As departure draws nigh, I am making more of an effort to do something in my various sketchbooks, every free day of the week. These ink bottles, done this morning, taught me two important things:
1) That it’s a good idea to do some warm-up drawingsI The bottle of Burmese Amber ink was the first attempt. Meh. I used the actual ink to colour it in, and it bled into the cheap graph paper, went all dull, mixed with the black drawing ink and turned dirty. It’s a lovely ink to write with, though…the writing above it is an example of this J. Herbin ink.
Then I did the bottle of J. Herbin’s 1670 Rouge Hematite ink. Better. I used masking fluid to block out the highlights, and used watercolours instead of the ink, itself. Glad I did, because although Rouge Hematite is a beautiful ink, it has one very serious flaw…it never really ‘fixes’ into the paper. I made the mistake of using the ink to write its name under the drawing. Long after it had dried, as I was pencilling-in the bottle of W&N ink, I realised that my hand was smudging and spreading the red ink over the drawing. Eek! 1670 Rouge Hematite, I love you, but I can’t live with you.Finally, I painted the bottle of Winsor & Newton waterproof black ink. Used the masking fluid more boldly, here…and I’ve learned that, when painting glossy surfaces like glass, there has to be a really bold contrast between the highlights and the darkest areas, and that they are adjacent to each other.
2) It pays to draw from life, and without gimmicks. Before I start drawing/painting anything, I’m overcome with laziness. The task always seems too hard, the subject too complicated for my skill level, and I am tempted to pass on drawing, altogether.
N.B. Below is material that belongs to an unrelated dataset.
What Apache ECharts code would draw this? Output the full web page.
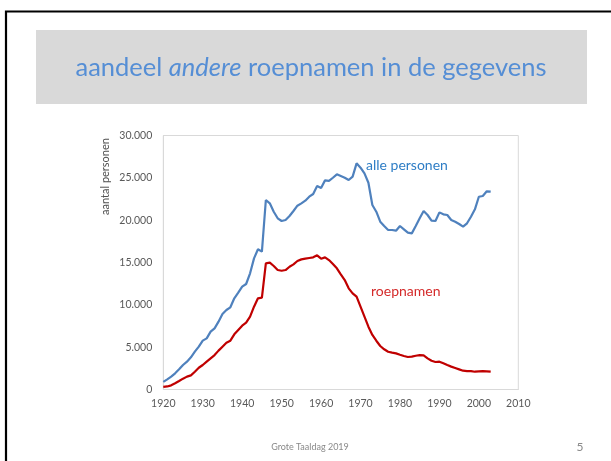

Or I am tempted to resort to dirty tricks, like taking a photograph of the subject, printing it out, and then tracing/transferring the basic lines to the paper as a light pencil sketch.
This means putting off the drawing for some other day, because I don’t have a printer at home. It means losing the motivation and the feeling of the moment. It also means that I would never have learned to draw things.
It’s a real blessing that I can’t print things out on the boat! Every drawing I push myself to do is a small step forward, I feel. Even three little bottle drawings, spaced an hour apart, show massive improvement. I’m no Dürer or Da Vinci (probably because I don’t draw enough…those guys drew several dozens of little sketches, every single day, for decades!) but I have come a long way from the stick figures I used to draw in my twenties (and before then, no drawing at all)!
When improvement is so apparent in each small attempt, doesn’t it stand to reason that a small drawing or two each day will, at the end of a year—at the end of five years of traveling and sketching—take my skills to a whole new level? If it’s that easy, what on earth have I been waiting for all this time? A fairy godmother? Deus ex machina? Good grief, Nat.
Last night’s drawing, in poor light, using graphite pencils, a bit of charcoal pencil, and something called Progresso by Koh-i-Noor, an aquarelle graphite pencil which is really lovely, makes a silvery-grey wash that is still quite erasable when dry.
I suck at monochromatic drawings because I almost never do them…but I would like to get better at using graphite and charcoal, because when done well, these drawings are so beautiful, achieve so much with so little! So even though I don’t like the grey drawings I’ve done recently, I will keep going with pencils and charcoal. A better understanding of greyscale values will help with my coloured work, too.